• _Plotting code records_:
* * * * *
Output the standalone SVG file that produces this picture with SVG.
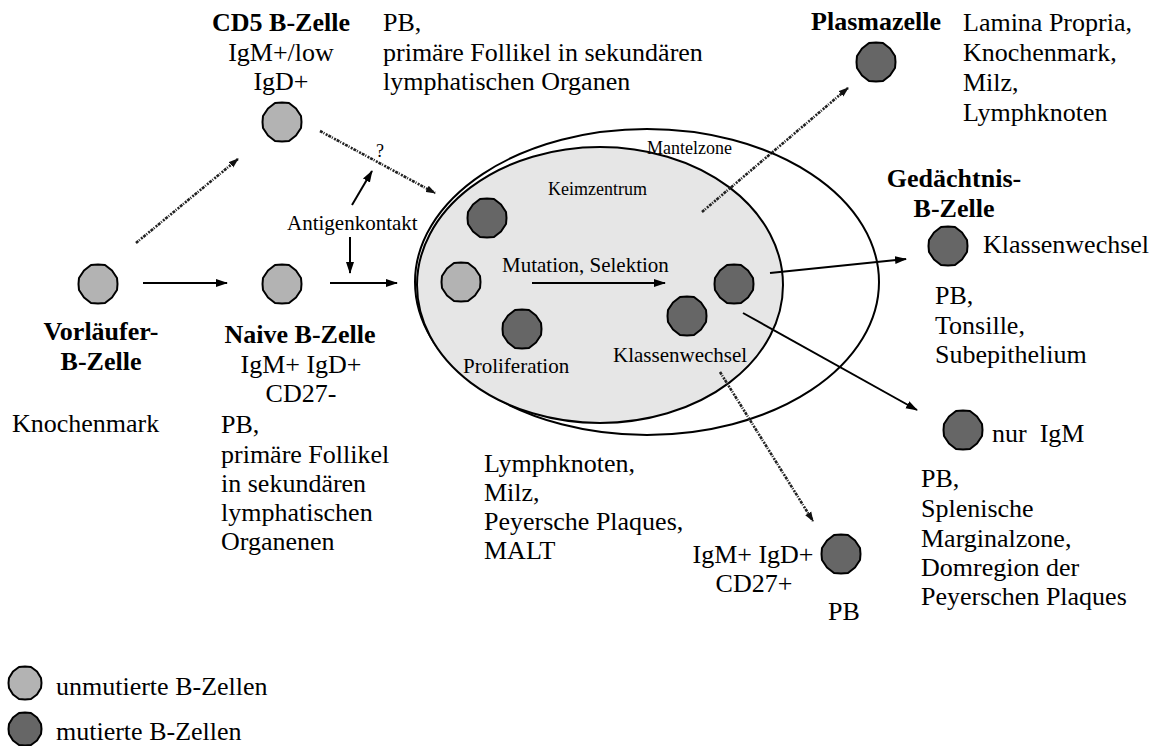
<svg xmlns="http://www.w3.org/2000/svg" width="1158" height="746" viewBox="0 0 1158 746">
<style>
text{font-family:"Liberation Serif","Times New Roman",serif;fill:#000}
.t{font-size:26px}
.b{font-size:26px;font-weight:bold}
.s{font-size:21px}
.xs{font-size:18px}
.mid{text-anchor:middle}
.end{text-anchor:end}
.light{fill:#b3b3b3;stroke:#000;stroke-width:2;stroke-linejoin:round}
.dark{fill:#666666;stroke:#000;stroke-width:2;stroke-linejoin:round}
.arr{stroke:#000;stroke-width:2;fill:none;marker-end:url(#ah)}
.gr{stroke:#222;stroke-width:2.6;fill:none;stroke-dasharray:3 1 1 1.5 2 1;marker-end:url(#ah2)}
</style>
<defs>
<marker id="ah" markerUnits="userSpaceOnUse" markerWidth="12" markerHeight="10" refX="11" refY="5" orient="auto"><path d="M0,1 L12,5 L0,9 Z" fill="#000"/></marker>
<marker id="ah2" markerUnits="userSpaceOnUse" markerWidth="10" markerHeight="8" refX="9" refY="4" orient="auto"><path d="M0,0.5 L10,4 L0,7.5 Z" fill="#111"/></marker>
<path id="cell" d="M-7,-19 L0,-19.5 L7,-19 L14,-13.5 L19,-6 L19.5,0 L19,6 L14,13.5 L7,19 L0,19.5 L-7,19 L-14,13.5 L-19,6 L-19.5,0 L-19,-6 L-14,-13.5 Z"/>
<path id="cells" d="M-6,-16 L0,-16.5 L6,-16 L12,-11.5 L16,-5 L16.5,0 L16,5 L12,11.5 L6,16 L0,16.5 L-6,16 L-12,11.5 L-16,5 L-16.5,0 L-16,-5 L-12,-11.5 Z"/>
</defs>
<rect width="1158" height="746" fill="#fff"/>

<g id="mantelzone">
<ellipse cx="647" cy="282" rx="232" ry="153" fill="none" stroke="#000" stroke-width="2"/>
</g>
<g id="keimzentrum">
<ellipse cx="600" cy="285" rx="183" ry="138" fill="#e6e6e6" stroke="#000" stroke-width="2"/>
<text class="xs" x="647" y="154">Mantelzone</text>
<text class="xs" x="548" y="195">Keimzentrum</text>
<use href="#cell" class="dark" x="487" y="218"/>
<use href="#cell" class="light" x="461" y="282"/>
<use href="#cell" class="dark" x="522" y="329"/>
<use href="#cell" class="dark" x="687" y="316"/>
<use href="#cell" class="dark" x="734" y="284"/>
<text class="s" x="502" y="272">Mutation, Selektion</text>
<text class="s" x="463" y="373">Proliferation</text>
<text class="s" x="613" y="362">Klassenwechsel</text>
</g>

<g id="connectors">
<line class="arr" x1="143" y1="283" x2="227" y2="283"/>
<line class="arr" x1="330" y1="283" x2="397" y2="283"/>
<line class="arr" x1="350" y1="237" x2="350" y2="273"/>
<line class="arr" x1="352" y1="205" x2="372" y2="171"/>
<line class="arr" x1="532" y1="283" x2="665" y2="283"/>
<line class="arr" x1="770" y1="273" x2="906" y2="259"/>
<line class="arr" x1="743" y1="313" x2="917" y2="410"/>
<line class="gr" x1="136" y1="243" x2="238" y2="159"/>
<line class="gr" x1="320" y1="131" x2="435" y2="193"/>
<line class="gr" x1="702" y1="212" x2="848" y2="88"/>
<line class="gr" x1="720" y1="372" x2="813" y2="521"/>
</g>

<g id="antigenkontakt">
<text class="s" x="287" y="230">Antigenkontakt</text>
<text class="xs" x="376" y="157">?</text>
</g>

<g id="vorlaeufer">
<use href="#cell" class="light" x="98" y="284"/>
<text class="b mid" x="101" y="340">Vorläufer-</text>
<text class="b mid" x="101" y="370">B-Zelle</text>
<text class="t" x="12" y="432">Knochenmark</text>
</g>

<g id="naive">
<use href="#cell" class="light" x="282" y="284"/>
<text class="b mid" x="300" y="343">Naive B-Zelle</text>
<text class="t mid" x="301" y="373">IgM+ IgD+</text>
<text class="t mid" x="301" y="402">CD27-</text>
<text class="t" x="221" y="433">PB,</text>
<text class="t" x="221" y="463">primäre Follikel</text>
<text class="t" x="221" y="492">in sekundären</text>
<text class="t" x="221" y="521">lymphatischen</text>
<text class="t" x="221" y="550">Organenen</text>
</g>

<g id="cd5">
<use href="#cell" class="light" x="282" y="122"/>
<text class="b mid" x="281" y="31">CD5 B-Zelle</text>
<text class="t mid" x="281" y="61">IgM+/low</text>
<text class="t mid" x="281" y="90">IgD+</text>
<text class="t" x="383" y="31">PB,</text>
<text class="t" x="383" y="61">primäre Follikel in sekundären</text>
<text class="t" x="383" y="90">lymphatischen Organen</text>
</g>

<g id="plasmazelle">
<use href="#cell" class="dark" x="876" y="62"/>
<text class="b end" x="941" y="30">Plasmazelle</text>
<text class="t" x="963" y="31">Lamina Propria,</text>
<text class="t" x="963" y="61">Knochenmark,</text>
<text class="t" x="963" y="91">Milz,</text>
<text class="t" x="963" y="121">Lymphknoten</text>
</g>

<g id="gedaechtnis">
<use href="#cell" class="dark" x="948" y="246"/>
<text class="b mid" x="954" y="187">Gedächtnis-</text>
<text class="b mid" x="954" y="217">B-Zelle</text>
<text class="t" x="983" y="253">Klassenwechsel</text>
<text class="t" x="935" y="304">PB,</text>
<text class="t" x="935" y="334">Tonsille,</text>
<text class="t" x="935" y="363">Subepithelium</text>
</g>

<g id="nurigm">
<use href="#cell" class="dark" x="963" y="430"/>
<text class="t" x="992" y="442" xml:space="preserve">nur  IgM</text>
<text class="t" x="921" y="487">PB,</text>
<text class="t" x="921" y="517">Splenische</text>
<text class="t" x="921" y="547">Marginalzone,</text>
<text class="t" x="921" y="576">Domregion der</text>
<text class="t" x="921" y="605">Peyerschen Plaques</text>
</g>

<g id="igmigd">
<use href="#cell" class="dark" x="841" y="554"/>
<text class="t mid" x="753" y="563">IgM+ IgD+</text>
<text class="t mid" x="754" y="592">CD27+</text>
<text class="t mid" x="844" y="620">PB</text>
</g>

<g id="orte">
<text class="t" x="484" y="472">Lymphknoten,</text>
<text class="t" x="484" y="501">Milz,</text>
<text class="t" x="484" y="530">Peyersche Plaques,</text>
<text class="t" x="484" y="559">MALT</text>
</g>

<g id="legende">
<use href="#cells" class="light" x="25" y="683"/>
<text class="t" x="56" y="695">unmutierte B-Zellen</text>
<use href="#cells" class="dark" x="25" y="729"/>
<text class="t" x="56" y="740">mutierte B-Zellen</text>
</g>
</svg>
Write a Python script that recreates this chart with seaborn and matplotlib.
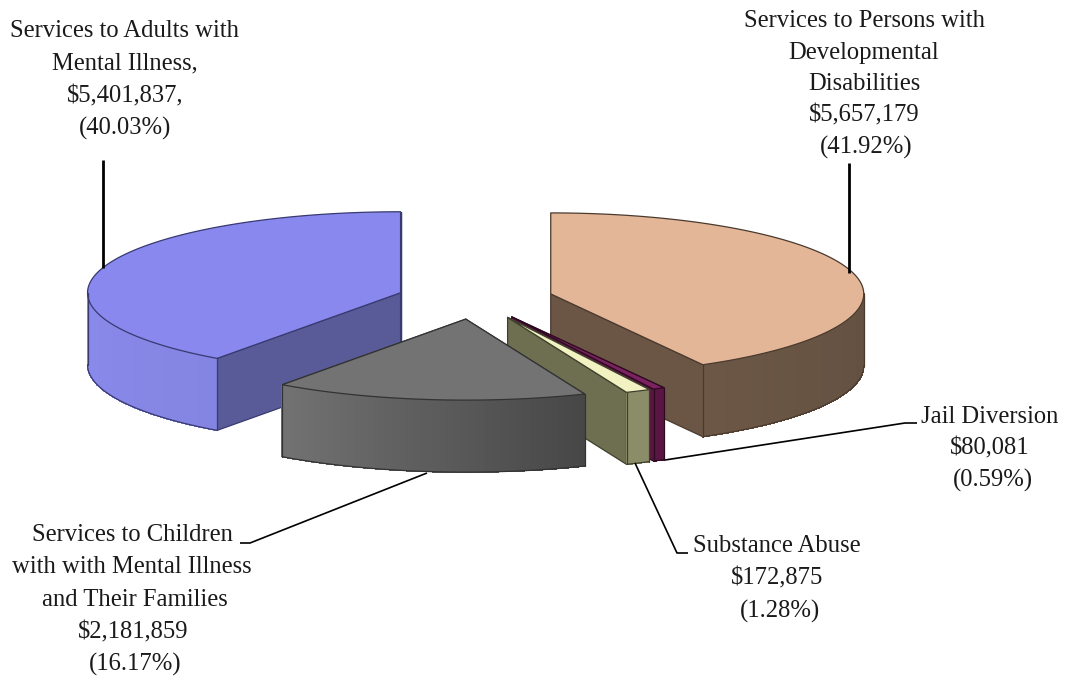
"""Exploded 3D pie of the services budget, drawn as projected slices."""

import matplotlib.pyplot as plt
import numpy as np
import seaborn as sns

categories = [
    "Services to Persons with Developmental Disabilities",
    "Jail Diversion",
    "Substance Abuse",
    "Services to Children with with Mental Illness and Their Families",
    "Services to Adults with Mental Illness",
]
amounts = [5657179, 80081, 172875, 2181859, 5401837]

top_colors = ["#E4B698", "#7B2260", "#F1F1C2", "#737373", "#8888EE"]
cut_colors = ["#6B5645", "#5A1642", "#6E6F50", "#5F5F5F", "#595B98"]
# wall shades run clockwise, from the first visible angle to the last
wall_start = ["#635040", "#5A1642", "#8B8D69", "#474747", "#8484E2"]
wall_end = ["#6C5746", "#5A1642", "#8B8D69", "#727272", "#8A8AEC"]
edge_colors = ["#4A3A2E", "#2E0A20", "#3F402C", "#333333", "#383A70"]

label_lines = [
    ["Services to Persons with", "Developmental", "Disabilities", "$5,657,179", "(41.92%)"],
    ["Jail Diversion", "$80,081", "(0.59%)"],
    ["Substance Abuse", "$172,875", "(1.28%)"],
    ["Services to Children", "with with Mental Illness", "and Their Families", "$2,181,859", "(16.17%)"],
    ["Services to Adults with", "Mental Illness,", "$5,401,837,", "(40.03%)"],
]
label_x = [
    [864, 864, 864, 864, 866],
    [990, 990, 993],
    [777, 777, 780],
    [132, 132, 135, 133, 135],
    [125, 125, 125, 125],
]
label_y = [
    [21, 53, 84, 115, 147],
    [417, 448, 480],
    [546, 578, 611],
    [535, 567, 600, 632, 664],
    [31, 63, 96, 128],
]
leaders = [
    ([849, 849], [163, 273], 2.0),
    ([665, 905, 917], [460, 423, 423], 1.2),
    ([635, 677, 688], [463, 553, 553], 1.2),
    ([427, 250, 240], [473, 543, 543], 1.2),
    ([103, 103], [160, 268], 2.0),
]

# pie geometry in pixels
CX, CY = 475, 299
RX, RY = 313, 81
DEPTH = 72
EXPLODE = 0.25


def rim(theta, ox, oy):
    # theta is clockwise from 12 o'clock, in radians
    return ox + RX * np.sin(theta), oy - RY * np.cos(theta)


def draw_slice(ax, start, end, i):
    mid = (start + end) / 2
    ox = CX + EXPLODE * RX * np.sin(mid)
    oy = CY - EXPLODE * RY * np.cos(mid)
    edge = edge_colors[i]
    kw = dict(edgecolor=edge, linewidth=0.9, joinstyle="round")

    # cut faces; whichever faces away ends up covered by the later ones
    for a in [start, end]:
        x, y = rim(a, ox, oy)
        ax.fill([ox, x, x, ox], [oy, y, y + DEPTH, oy + DEPTH], facecolor=cut_colors[i], **kw)

    # outer wall, only the part turned toward the viewer
    lo, hi = max(start, np.pi / 2), min(end, 3 * np.pi / 2)
    if hi > lo:
        n = max(int(np.degrees(hi - lo) * 1.5), 2)
        ts = np.linspace(lo, hi, n + 1)
        shades = sns.blend_palette([wall_start[i], wall_end[i]], n)
        for k in range(n):
            x, y = rim(ts[k:k + 2], ox, oy)
            ax.fill(
                [x[0], x[1], x[1], x[0]],
                [y[0], y[1], y[1] + DEPTH, y[0] + DEPTH],
                facecolor=shades[k],
                edgecolor=shades[k],
                linewidth=0.5,
                antialiased=False,
            )
        x, y = rim(ts, ox, oy)
        ax.plot(x, y + DEPTH, color=edge, lw=0.9)
        ax.plot([x[0], x[0]], [y[0], y[0] + DEPTH], color=edge, lw=0.9)
        ax.plot([x[-1], x[-1]], [y[-1], y[-1] + DEPTH], color=edge, lw=0.9)

    # top face
    ts = np.linspace(start, end, 200)
    x, y = rim(ts, ox, oy)
    ax.fill(np.r_[ox, x], np.r_[oy, y], facecolor=top_colors[i], **kw)


def main() -> None:
    sns.set_theme(style="white")
    plt.rcParams["font.family"] = ["Liberation Serif", "DejaVu Serif"]

    fig = plt.figure(figsize=(10.65, 6.79), dpi=100)
    ax = fig.add_axes([0, 0, 1, 1])
    ax.set_xlim(0, 1065)
    ax.set_ylim(679, 0)
    ax.axis("off")

    shares = np.array(amounts) / sum(amounts)
    edges = np.r_[0, np.cumsum(shares)] * 2 * np.pi

    # painter's order: back slices first
    for i in [4, 0, 1, 2, 3]:
        draw_slice(ax, edges[i], edges[i + 1], i)

    for xs, ys, lw in leaders:
        ax.plot(xs, ys, color="black", lw=lw, solid_capstyle="butt")

    for lines, xs, ys in zip(label_lines, label_x, label_y):
        for line, x, y in zip(lines, xs, ys):
            ax.text(x, y, line, ha="center", va="center", fontsize=17.7,
                    color="#1a1a1a", parse_math=False)

    fig.savefig("out.png", dpi=100)


if __name__ == "__main__":
    main()
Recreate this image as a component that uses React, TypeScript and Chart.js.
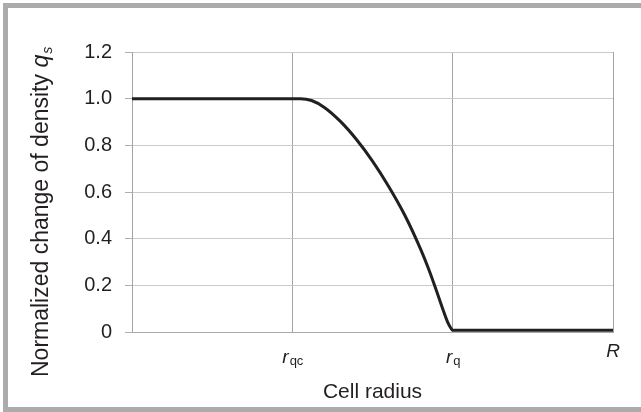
import { useEffect, useRef } from 'react';
import { Chart, registerables } from 'chart.js';

Chart.register(...registerables);

// ---- data ----
const curveX = [0, 1.05, 1.12, 1.2, 1.3, 1.4, 1.5, 1.6, 1.7, 1.8, 1.85, 1.9, 1.94, 1.97, 1.99, 2.0, 3.0];
const curveY = [1, 1, 0.992, 0.9625, 0.9025, 0.825, 0.7325, 0.625, 0.5025, 0.355, 0.27, 0.175, 0.095, 0.04, 0.015, 0.007, 0.007];
const xTickValues = [1, 2, 3];
const xTickMain = ['r', 'r', 'R'];
const xTickSub = ['qc', 'q', ''];
const yTickValues = [0, 0.2, 0.4, 0.6, 0.8, 1.0, 1.2];
const xTitle = 'Cell radius';
const yTitleMain = 'Normalized change of density ';
const yTitleVar = 'q';
const yTitleSub = 's';

const FONT = "'Liberation Sans', Arial, Helvetica, sans-serif";
const TEXT = '#231f20';

const labelPlugin = {
  id: 'customLabels',
  afterDraw(chart: any) {
    const ctx = chart.ctx as CanvasRenderingContext2D;
    const xs = chart.scales.x;
    const area = chart.chartArea;
    ctx.save();
    ctx.fillStyle = TEXT;
    ctx.textBaseline = 'alphabetic';
    ctx.textAlign = 'left';
    xTickValues.forEach((v, i) => {
      const px = xs.getPixelForValue(v);
      const main = xTickMain[i];
      const sub = xTickSub[i];
      ctx.font = `italic 19px ${FONT}`;
      const wm = ctx.measureText(main).width;
      ctx.font = `13px ${FONT}`;
      const ws = sub ? ctx.measureText(sub).width : 0;
      const start = px - (wm + ws) / 2;
      const base = sub ? area.bottom + 31 : area.bottom + 25;
      ctx.font = `italic 19px ${FONT}`;
      ctx.fillText(main, start, base);
      if (sub) {
        ctx.font = `13px ${FONT}`;
        ctx.fillText(sub, start + wm + 1, base + 1.5);
      }
    });
    // x title
    ctx.font = `21px ${FONT}`;
    ctx.textAlign = 'center';
    ctx.fillText(xTitle, (area.left + area.right) / 2, area.bottom + 66);
    // y title (rotated)
    ctx.translate(40, area.bottom + 45);
    ctx.rotate(-Math.PI / 2);
    ctx.textAlign = 'left';
    ctx.font = `23px ${FONT}`;
    ctx.fillText(yTitleMain, 0, 0);
    let off = ctx.measureText(yTitleMain).width;
    ctx.font = `italic 23px ${FONT}`;
    ctx.fillText(yTitleVar, off, 0);
    off += ctx.measureText(yTitleVar).width;
    ctx.font = `italic 14px ${FONT}`;
    ctx.fillText(yTitleSub, off + 1, 4);
    ctx.restore();
  },
};

export default function App() {
  const ref = useRef<HTMLCanvasElement>(null);
  useEffect(() => {
    const canvas = ref.current!;
    const chart = new Chart(canvas, {
      type: 'line',
      data: {
        datasets: [
          {
            data: curveX.map((x, i) => ({ x, y: curveY[i] })),
            borderColor: '#231f20',
            borderWidth: 3,
            pointRadius: 0,
            cubicInterpolationMode: 'monotone',
            fill: false,
          },
        ],
      },
      options: {
        animation: false,
        responsive: false,
        devicePixelRatio: 1,
        layout: { padding: { top: 44, right: 28, left: 0, bottom: 0 } },
        plugins: { legend: { display: false }, tooltip: { enabled: false } },
        scales: {
          x: {
            type: 'linear',
            min: 0,
            max: 3,
            afterBuildTicks: (scale: any) => {
              scale.ticks = [0, ...xTickValues].map((v) => ({ value: v }));
            },
            ticks: { display: false },
            grid: { color: '#a3a3a3', lineWidth: 1, drawTicks: false },
            border: { display: true, color: '#a8a8a8', width: 1 },
            afterFit: (scale: any) => {
              scale.height = 75;
            },
          },
          y: {
            type: 'linear',
            min: 0,
            max: 1.2,
            afterBuildTicks: (scale: any) => {
              scale.ticks = yTickValues.map((v) => ({ value: v }));
            },
            ticks: {
              padding: 13,
              color: TEXT,
              font: { family: FONT, size: 20 },
              callback: (v: any) => (Number(v) === 0 ? '0' : Number(v).toFixed(1)),
            },
            grid: { color: '#cacaca', lineWidth: 1, tickLength: 7, tickColor: '#b0b0b0' },
            border: { display: true, color: '#a3a3a3', width: 1 },
            afterFit: (scale: any) => {
              scale.width = 124;
            },
          },
        },
      },
      plugins: [labelPlugin],
    } as any);
    return () => chart.destroy();
  }, []);

  return (
    <div style={{ position: 'fixed', left: 0, top: 0, width: 641, height: 412, background: '#fff', overflow: 'hidden' }}>
      <div
        style={{
          position: 'absolute',
          left: 3,
          top: 3,
          width: 700,
          height: 399,
          borderTop: '5px solid #ababab',
          borderLeft: '5px solid #ababab',
          borderBottom: '5px solid #ababab',
        }}
      />
      <canvas ref={ref} width={633} height={399} style={{ position: 'absolute', left: 8, top: 8, width: 633, height: 399 }} />
    </div>
  );
}
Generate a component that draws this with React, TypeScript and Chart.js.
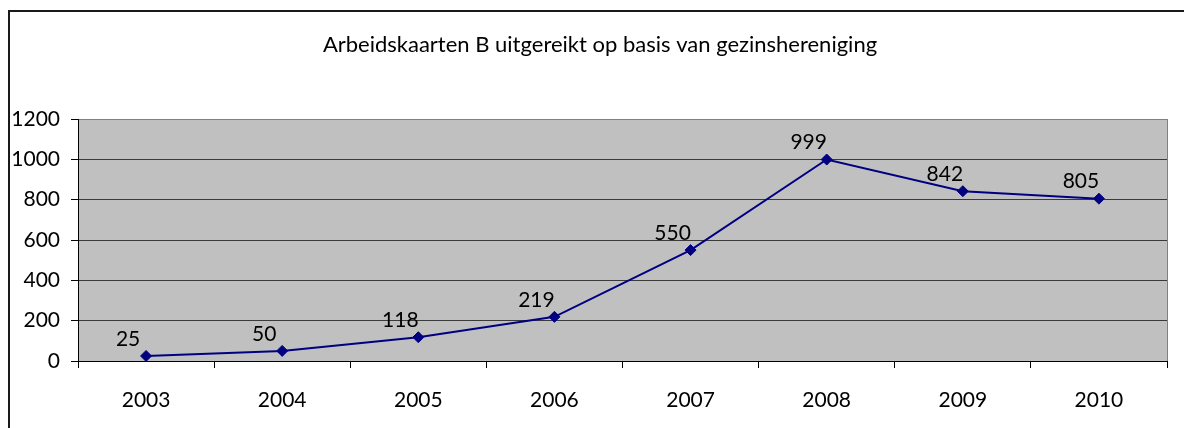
import React, { useEffect, useRef } from "react";
import { Chart, registerables } from "chart.js";

Chart.register(...registerables);

const categories = ["2003", "2004", "2005", "2006", "2007", "2008", "2009", "2010"];
const values = [25, 50, 118, 219, 550, 999, 842, 805];
const yMin = 0;
const yMax = 1200;
const yStep = 200;
const chartTitle = "Arbeidskaarten B uitgereikt op basis van gezinshereniging";

export default function App() {
  const ref = useRef<HTMLCanvasElement>(null);

  useEffect(() => {
    if (!ref.current) return;
    Chart.defaults.font.family = "Lato";

    const plotBg = {
      id: "plotBg",
      beforeDraw(chart: any) {
        const { ctx, chartArea: a } = chart;
        ctx.save();
        ctx.fillStyle = "#C0C0C0";
        ctx.fillRect(a.left, a.top, a.right - a.left, a.bottom - a.top);
        ctx.restore();
      },
    };

    const frame = {
      id: "frame",
      afterDraw(chart: any) {
        const { ctx, chartArea: a, width, height } = chart;
        ctx.save();
        ctx.fillStyle = "#1a1a1a";
        ctx.fillRect(0, 2, 2, height - 2);
        ctx.fillRect(0, 2, width, 2);
        ctx.strokeStyle = "#808080";
        ctx.lineWidth = 1;
        ctx.beginPath();
        const rx = Math.round(a.right) + 0.5;
        ctx.moveTo(rx, a.top);
        ctx.lineTo(rx, a.bottom);
        ctx.stroke();
        ctx.restore();
      },
    };

    const dataLabels = {
      id: "dataLabels",
      afterDatasetsDraw(chart: any) {
        const { ctx } = chart;
        const meta = chart.getDatasetMeta(0);
        ctx.save();
        ctx.fillStyle = "#000000";
        ctx.font = "21px Lato";
        ctx.textAlign = "center";
        ctx.textBaseline = "middle";
        meta.data.forEach((pt: any, i: number) => {
          ctx.fillText(String(values[i]), pt.x - 18, pt.y - 17);
        });
        ctx.restore();
      },
    };

    const chart = new Chart(ref.current, {
      type: "line",
      data: {
        labels: categories,
        datasets: [
          {
            data: values,
            borderColor: "#000080",
            backgroundColor: "#000080",
            borderWidth: 2,
            pointStyle: "rectRot",
            pointRadius: 5.5,
            pointBackgroundColor: "#000080",
            pointBorderColor: "#000080",
            pointBorderWidth: 1,
            tension: 0,
            fill: false,
          },
        ],
      },
      options: {
        responsive: false,
        animation: false,
        layout: { padding: 0 },
        plugins: {
          legend: { display: false },
          tooltip: { enabled: false },
          title: {
            display: true,
            text: chartTitle,
            color: "#000000",
            font: { family: "Lato", size: 22, weight: "normal" },
            padding: { top: 24, bottom: 60.6 },
          },
        },
        scales: {
          x: {
            type: "category",
            offset: true,
            grid: {
              offset: true,
              drawOnChartArea: false,
              drawTicks: true,
              tickLength: 7,
              color: "#000000",
            },
            border: { color: "#000000", width: 1 },
            ticks: {
              color: "#000000",
              font: { family: "Lato", size: 21 },
              padding: 20,
              maxRotation: 0,
              autoSkip: false,
            },
            afterFit(scale: any) {
              scale.height = 67;
            },
          },
          y: {
            min: yMin,
            max: yMax,
            grid: {
              color: (c: any) => (c.tick && c.tick.value === yMax ? "#808080" : "#3a3a3a"),
              tickColor: "#000000",
              tickLength: 7,
              lineWidth: 1,
            },
            border: { color: "#000000", width: 1 },
            ticks: {
              stepSize: yStep,
              color: "#000000",
              font: { family: "Lato", size: 21 },
              padding: 11,
              callback: (v: any) => String(v),
            },
            afterFit(scale: any) {
              scale.width = 70;
            },
          },
          yRight: {
            position: "right",
            display: true,
            grid: { display: false, drawTicks: false },
            border: { display: false },
            ticks: { display: false },
            afterFit(scale: any) {
              scale.width = 25;
            },
          },
        },
      },
      plugins: [plotBg, frame, dataLabels],
    } as any);

    return () => chart.destroy();
  }, []);

  return (
    <div style={{ width: 1184, height: 420 }}>
      <canvas ref={ref} width={1184} height={420} style={{ display: "block" }} />
    </div>
  );
}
* * * * *
• _WHAT YOU HAVE TO DO_: Print exactly the lines from the line containing "Recreate this image" through the line containing "const yTitleSub = 's';", and omit any picture found among them.

• _ANSWER FOR THIS EXERCISE_:
Recreate this image as a component that uses React, TypeScript and Chart.js.
import { useEffect, useRef } from 'react';
import { Chart, registerables } from 'chart.js';

Chart.register(...registerables);

// ---- data ----
const curveX = [0, 1.05, 1.12, 1.2, 1.3, 1.4, 1.5, 1.6, 1.7, 1.8, 1.85, 1.9, 1.94, 1.97, 1.99, 2.0, 3.0];
const curveY = [1, 1, 0.992, 0.9625, 0.9025, 0.825, 0.7325, 0.625, 0.5025, 0.355, 0.27, 0.175, 0.095, 0.04, 0.015, 0.007, 0.007];
const xTickValues = [1, 2, 3];
const xTickMain = ['r', 'r', 'R'];
const xTickSub = ['qc', 'q', ''];
const yTickValues = [0, 0.2, 0.4, 0.6, 0.8, 1.0, 1.2];
const xTitle = 'Cell radius';
const yTitleMain = 'Normalized change of density ';
const yTitleVar = 'q';
const yTitleSub = 's';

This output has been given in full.